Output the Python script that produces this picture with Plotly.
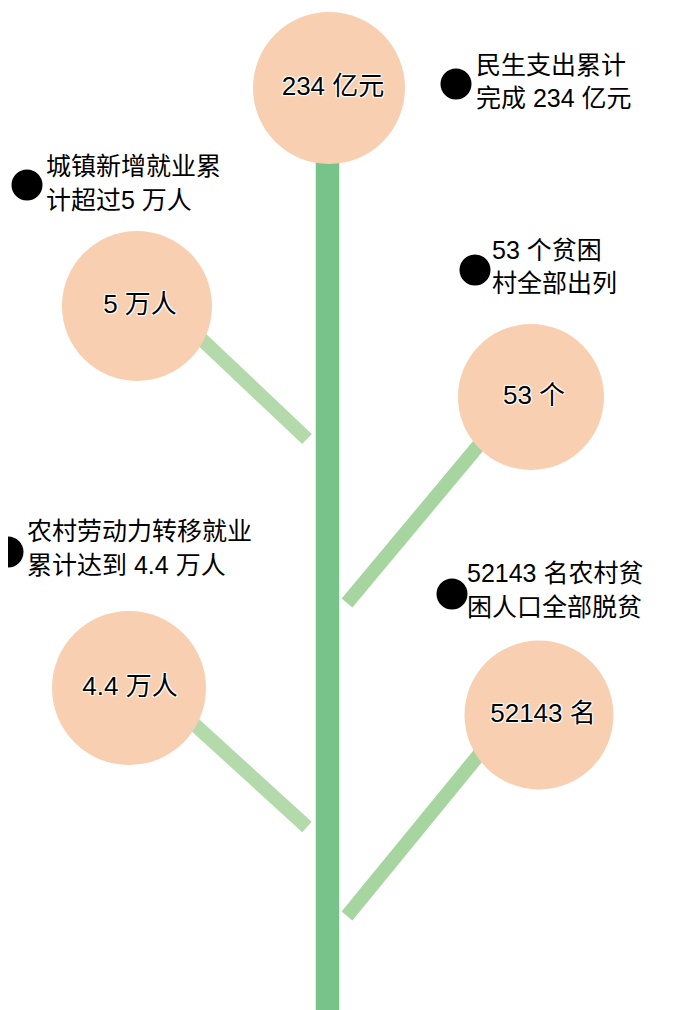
import plotly.graph_objects as go

# ---- data (text content) ----
circle_labels = ["234 亿元", "5 万人", "53 个", "4.4 万人", "52143 名"]
desc_line1 = ["民生支出累计", "城镇新增就业累", "53 个贫困", "农村劳动力转移就业", "52143 名农村贫"]
desc_line2 = ["完成 234 亿元", "计超过5 万人", "村全部出列", "累计达到 4.4 万人", "困人口全部脱贫"]

# ---- layout (positions in a 690x1010 pixel frame) ----
W, H = 690, 1010
OFF = 8  # page body margin compensation
circle_x = [329, 137, 531, 129, 539]
circle_y = [88, 306, 397, 688, 715]
circle_d = [152, 150, 146, 154, 149]
label_dx = [4, 3, 3, 1, 4]

trunk_x = [327.5, 327.5]
trunk_y = [160, 1030]

branch_x = [[159, 307], [509, 347], [160, 307], [509, 347]]
branch_y = [[299, 439], [409, 603], [693, 827], [718, 916]]
branch_col = ["#B4D9AB", "#A7D5A0", "#B4D9AB", "#A7D5A0"]

bullet_x = [456, 27, 475, 8, 452]
bullet_y = [84, 185, 270, 552, 594]
text_x = [476, 46, 492, 27, 467]
line1_y = [68, 169, 253, 534, 576]
line2_y = [101, 203, 286, 568, 610]

FONT = "Liberation Sans, Noto Sans CJK SC, sans-serif"
CIRCLE = "#F8CFB0"
DESC_SIZE = 25
LABEL_SIZE = 26

fig = go.Figure()

# trunk
fig.add_trace(go.Scatter(x=trunk_x, y=trunk_y, mode="lines",
                         line=dict(color="#78C38A", width=23.5),
                         hoverinfo="skip", showlegend=False))
# branches
for bx, by, bc in zip(branch_x, branch_y, branch_col):
    fig.add_trace(go.Scatter(x=bx, y=by, mode="lines",
                             line=dict(color=bc, width=14),
                             hoverinfo="skip", showlegend=False))
# circles
fig.add_trace(go.Scatter(x=circle_x, y=circle_y, mode="markers",
                         marker=dict(size=circle_d, color=CIRCLE, line=dict(width=0), opacity=1),
                         hoverinfo="skip", showlegend=False))
# circle labels
fig.add_trace(go.Scatter(x=[cx + d for cx, d in zip(circle_x, label_dx)], y=circle_y,
                         mode="text", text=circle_labels,
                         textposition="middle center",
                         textfont=dict(family=FONT, size=LABEL_SIZE, color="black",
                                       shadow="1px 1px 1px white, -1px -1px 1px white, 1px -1px 1px white, -1px 1px 1px white"),
                         hoverinfo="skip", showlegend=False))
# bullets
fig.add_trace(go.Scatter(x=bullet_x, y=bullet_y, mode="markers",
                         marker=dict(size=31, color="black", line=dict(width=0)),
                         hoverinfo="skip", showlegend=False))
# descriptions
fig.add_trace(go.Scatter(x=text_x, y=line1_y, mode="text", text=desc_line1,
                         textposition="middle right",
                         textfont=dict(family=FONT, size=DESC_SIZE, color="black"),
                         hoverinfo="skip", showlegend=False))
fig.add_trace(go.Scatter(x=text_x, y=line2_y, mode="text", text=desc_line2,
                         textposition="middle right",
                         textfont=dict(family=FONT, size=DESC_SIZE, color="black"),
                         hoverinfo="skip", showlegend=False))

fig.update_layout(
    width=W, height=H,
    margin=dict(l=0, r=0, t=0, b=0),
    paper_bgcolor="white", plot_bgcolor="white",
    xaxis=dict(range=[OFF, W + OFF], visible=False, fixedrange=True),
    yaxis=dict(range=[H + OFF, OFF], visible=False, fixedrange=True),
    showlegend=False,
)
fig.write_html("out.html")
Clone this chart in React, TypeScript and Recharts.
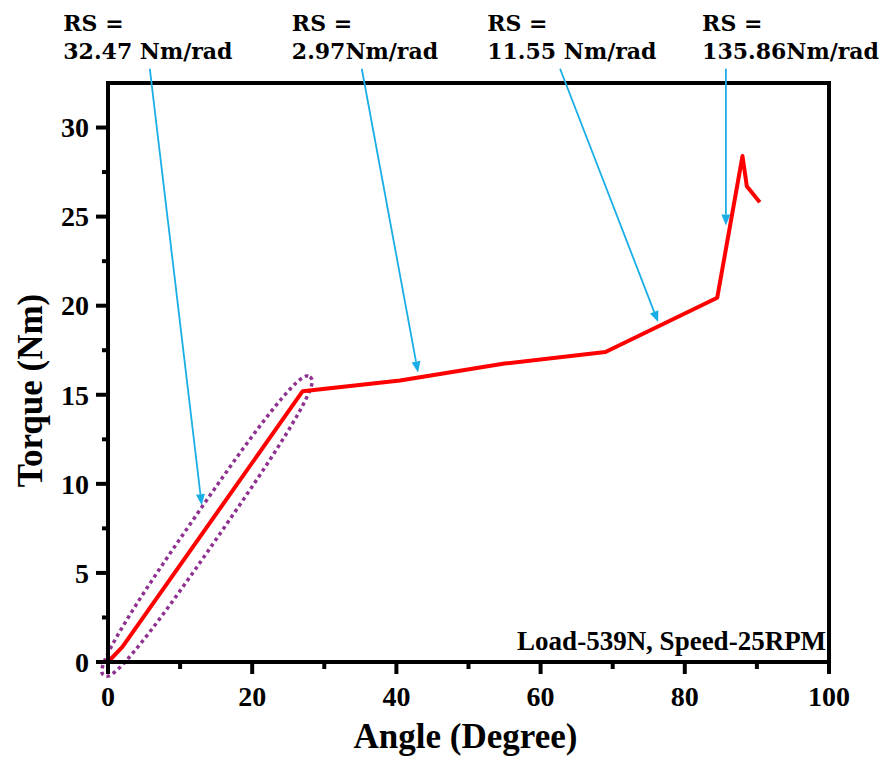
import React from 'react';
import {
  LineChart,
  Line,
  XAxis,
  YAxis,
  ReferenceLine,
  ReferenceArea,
  ReferenceDot,
  Label,
} from 'recharts';

// ---- data ----
const angle = [0, 2, 27, 40.5, 55, 69, 84.5, 88, 88.6, 90.4];
const torque = [0, 0.85, 15.2, 15.8, 16.75, 17.4, 20.45, 28.4, 26.7, 25.8];

const xTicks = [0, 10, 20, 30, 40, 50, 60, 70, 80, 90, 100];
const xMajor = [0, 20, 40, 60, 80, 100];
const yTicks = [0, 2.5, 5, 7.5, 10, 12.5, 15, 17.5, 20, 22.5, 25, 27.5, 30];
const yMajor = [0, 5, 10, 15, 20, 25, 30];

const rsTitle = 'RS =';
const rsValues = ['32.47 Nm/rad', '2.97Nm/rad', '11.55 Nm/rad', '135.86Nm/rad'];
const rsLabelX = [-6.2, 25.5, 52.6, 82.4];
const rsLabelY = 35.4;

const arrowFromX = [5.8, 35.2, 62.7, 85.7];
const arrowFromY = [33.3, 33.3, 33.3, 33.3];
const arrowToX = [13.0, 43.0, 76.3, 85.7];
const arrowToY = [8.8, 16.25, 19.08, 24.5];

const ellipseFrom = { x: -0.55, y: -0.75 };
const ellipseTo = { x: 28.0, y: 16.0 };

const conditionText = 'Load-539N, Speed-25RPM';
const conditionPos = { x: 99.6, y: 0.7 };

const xTitle = 'Angle (Degree)';
const yTitle = 'Torque (Nm)';

const chartData = angle.map((a, i) => ({ angle: a, torque: torque[i] }));

// ---- styles ----
const TIMES = '"Liberation Serif", "Times New Roman", serif';
const DEJAVU = '"DejaVu Serif", serif';
const ARROW = '#1aaee6';
const ELLIPSE = '#8e3191';

const XTick = (props: any) => {
  const { x, y, payload } = props;
  const major = xMajor.includes(payload.value);
  return (
    <g>
      <line x1={x} x2={x} y1={y} y2={y + (major ? 12 : 7)} stroke="#000" strokeWidth={4} />
      {major && (
        <text x={x} y={y + 44} textAnchor="middle" fontSize={28} fontWeight="bold" fontFamily={TIMES} fill="#000">
          {payload.value}
        </text>
      )}
    </g>
  );
};

const YTick = (props: any) => {
  const { x, y, payload } = props;
  const major = yMajor.includes(payload.value);
  return (
    <g>
      <line x1={x} x2={x - (major ? 12 : 6)} y1={y} y2={y} stroke="#000" strokeWidth={4} />
      {major && (
        <text x={x - 19} y={y} dy="0.35em" textAnchor="end" fontSize={28} fontWeight="bold" fontFamily={TIMES} fill="#000">
          {payload.value}
        </text>
      )}
    </g>
  );
};

const ArrowShape = (p: any) => {
  const { x1, y1, x2, y2 } = p;
  if ([x1, y1, x2, y2].some((v) => typeof v !== 'number')) return <g />;
  const dx = x2 - x1;
  const dy = y2 - y1;
  const len = Math.hypot(dx, dy) || 1;
  const ux = dx / len;
  const uy = dy / len;
  const hl = 11;
  const hw = 4.5;
  const bx = x2 - ux * hl;
  const by = y2 - uy * hl;
  const pts = `${x2},${y2} ${bx - uy * hw},${by + ux * hw} ${bx + uy * hw},${by - ux * hw}`;
  return (
    <g>
      <line x1={x1} y1={y1} x2={bx} y2={by} stroke={ARROW} strokeWidth={1.8} />
      <polygon points={pts} fill={ARROW} />
    </g>
  );
};

// rounded (superellipse) outline spanning the two segment ends
const EllipseShape = (p: any) => {
  const { x1, y1, x2, y2 } = p;
  if ([x1, y1, x2, y2].some((v) => typeof v !== 'number')) return <g />;
  const cx = (x1 + x2) / 2;
  const cy = (y1 + y2) / 2;
  const a = Math.hypot(x2 - x1, y2 - y1) / 2;
  const b = 15;
  const n = 2.7;
  const th = Math.atan2(y2 - y1, x2 - x1);
  const c = Math.cos(th);
  const s = Math.sin(th);
  const steps = 240;
  let d = '';
  for (let i = 0; i <= steps; i++) {
    const t = (i / steps) * Math.PI * 2;
    const ct = Math.cos(t);
    const st = Math.sin(t);
    const u = a * Math.sign(ct) * Math.pow(Math.abs(ct), 2 / n);
    const v = b * Math.sign(st) * Math.pow(Math.abs(st), 2 / n);
    const px = cx + u * c - v * s;
    const py = cy + u * s + v * c;
    d += `${i === 0 ? 'M' : 'L'}${px.toFixed(2)},${py.toFixed(2)}`;
  }
  d += 'Z';
  return (
    <path d={d} fill="none" stroke={ELLIPSE} strokeWidth={3.5} strokeDasharray="3.5 3.5" />
  );
};

const makeRsLabel = (value: string) => (p: any) => {
  const { cx, cy } = p;
  return (
    <g>
      <text x={cx} y={cy} fontSize={22} fontWeight="bold" fontFamily={DEJAVU} fill="#000">
        {rsTitle}
      </text>
      <text x={cx} y={cy + 28} fontSize={22} fontWeight="bold" fontFamily={DEJAVU} fill="#000">
        {value}
      </text>
    </g>
  );
};

const ConditionShape = (p: any) => {
  const { cx, cy } = p;
  return (
    <text x={cx} y={cy} textAnchor="end" fontSize={27} fontWeight="bold" fontFamily={TIMES} fill="#000">
      {conditionText}
    </text>
  );
};

const XTitle = (p: any) => {
  const vb = p.viewBox || { x: 0, y: 0, width: 0, height: 0 };
  return (
    <text x={vb.x + vb.width / 2 - 3} y={vb.y + 86} textAnchor="middle" fontSize={35} fontWeight="bold" fontFamily={TIMES} fill="#000">
      {xTitle}
    </text>
  );
};

const YTitle = (p: any) => {
  const vb = p.viewBox || { x: 0, y: 0, width: 0, height: 0 };
  const cx = vb.x + 42;
  const cy = vb.y + vb.height / 2 + 18;
  return (
    <text x={cx} y={cy} transform={`rotate(-90 ${cx} ${cy})`} textAnchor="middle" fontSize={35} fontWeight="bold" fontFamily={TIMES} fill="#000">
      {yTitle}
    </text>
  );
};

export default function App() {
  return (
    <div style={{ position: 'absolute', left: 0, top: 0, width: 885, height: 758, background: '#fff' }}>
      <LineChart
        width={885}
        height={758}
        data={chartData}
        margin={{ top: 83, right: 56, left: 0, bottom: 0 }}
      >
        <XAxis
          dataKey="angle"
          type="number"
          domain={[0, 100]}
          ticks={xTicks}
          interval={0}
          height={96}
          tickSize={0}
          tickMargin={0}
          tickLine={false}
          axisLine={{ stroke: '#000', strokeWidth: 4 }}
          tick={<XTick />}
          label={<Label content={<XTitle />} />}
        />
        <YAxis
          type="number"
          domain={[0, 32.5]}
          ticks={yTicks}
          interval={0}
          width={108}
          tickSize={0}
          tickMargin={0}
          tickLine={false}
          axisLine={{ stroke: '#000', strokeWidth: 4 }}
          tick={<YTick />}
          label={<Label content={<YTitle />} />}
        />
        <ReferenceArea
          x1={0}
          x2={100}
          y1={0}
          y2={32.5}
          fill="none"
          fillOpacity={0}
          stroke="#000"
          strokeWidth={4}
          ifOverflow="visible"
        />
        <ReferenceLine
          segment={[ellipseFrom, ellipseTo]}
          ifOverflow="visible"
          shape={EllipseShape}
        />
        <Line
          dataKey="torque"
          type="linear"
          stroke="#ff0000"
          strokeWidth={4}
          dot={false}
          activeDot={false}
          strokeLinejoin="round"
          isAnimationActive={false}
        />
        {arrowFromX.map((fx, i) => (
          <ReferenceLine
            key={`arrow-${i}`}
            segment={[
              { x: fx, y: arrowFromY[i] },
              { x: arrowToX[i], y: arrowToY[i] },
            ]}
            ifOverflow="visible"
            shape={ArrowShape}
          />
        ))}
        {rsValues.map((v, i) => (
          <ReferenceDot
            key={`rs-${i}`}
            x={rsLabelX[i]}
            y={rsLabelY}
            ifOverflow="visible"
            shape={makeRsLabel(v)}
          />
        ))}
        <ReferenceDot x={conditionPos.x} y={conditionPos.y} ifOverflow="visible" shape={ConditionShape} />
      </LineChart>
    </div>
  );
}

# PROBLEM TO WORK ON:
Can the lines from the start of the records through the line with "fig = go.Figure()" be given again exactly, with the pictures left out?

# WRITTEN SOLUTION:
Output the Python script that produces this picture with Plotly.
import plotly.graph_objects as go

# ---- data (text content) ----
circle_labels = ["234 亿元", "5 万人", "53 个", "4.4 万人", "52143 名"]
desc_line1 = ["民生支出累计", "城镇新增就业累", "53 个贫困", "农村劳动力转移就业", "52143 名农村贫"]
desc_line2 = ["完成 234 亿元", "计超过5 万人", "村全部出列", "累计达到 4.4 万人", "困人口全部脱贫"]

# ---- layout (positions in a 690x1010 pixel frame) ----
W, H = 690, 1010
OFF = 8  # page body margin compensation
circle_x = [329, 137, 531, 129, 539]
circle_y = [88, 306, 397, 688, 715]
circle_d = [152, 150, 146, 154, 149]
label_dx = [4, 3, 3, 1, 4]

trunk_x = [327.5, 327.5]
trunk_y = [160, 1030]

branch_x = [[159, 307], [509, 347], [160, 307], [509, 347]]
branch_y = [[299, 439], [409, 603], [693, 827], [718, 916]]
branch_col = ["#B4D9AB", "#A7D5A0", "#B4D9AB", "#A7D5A0"]

bullet_x = [456, 27, 475, 8, 452]
bullet_y = [84, 185, 270, 552, 594]
text_x = [476, 46, 492, 27, 467]
line1_y = [68, 169, 253, 534, 576]
line2_y = [101, 203, 286, 568, 610]

FONT = "Liberation Sans, Noto Sans CJK SC, sans-serif"
CIRCLE = "#F8CFB0"
DESC_SIZE = 25
LABEL_SIZE = 26

fig = go.Figure()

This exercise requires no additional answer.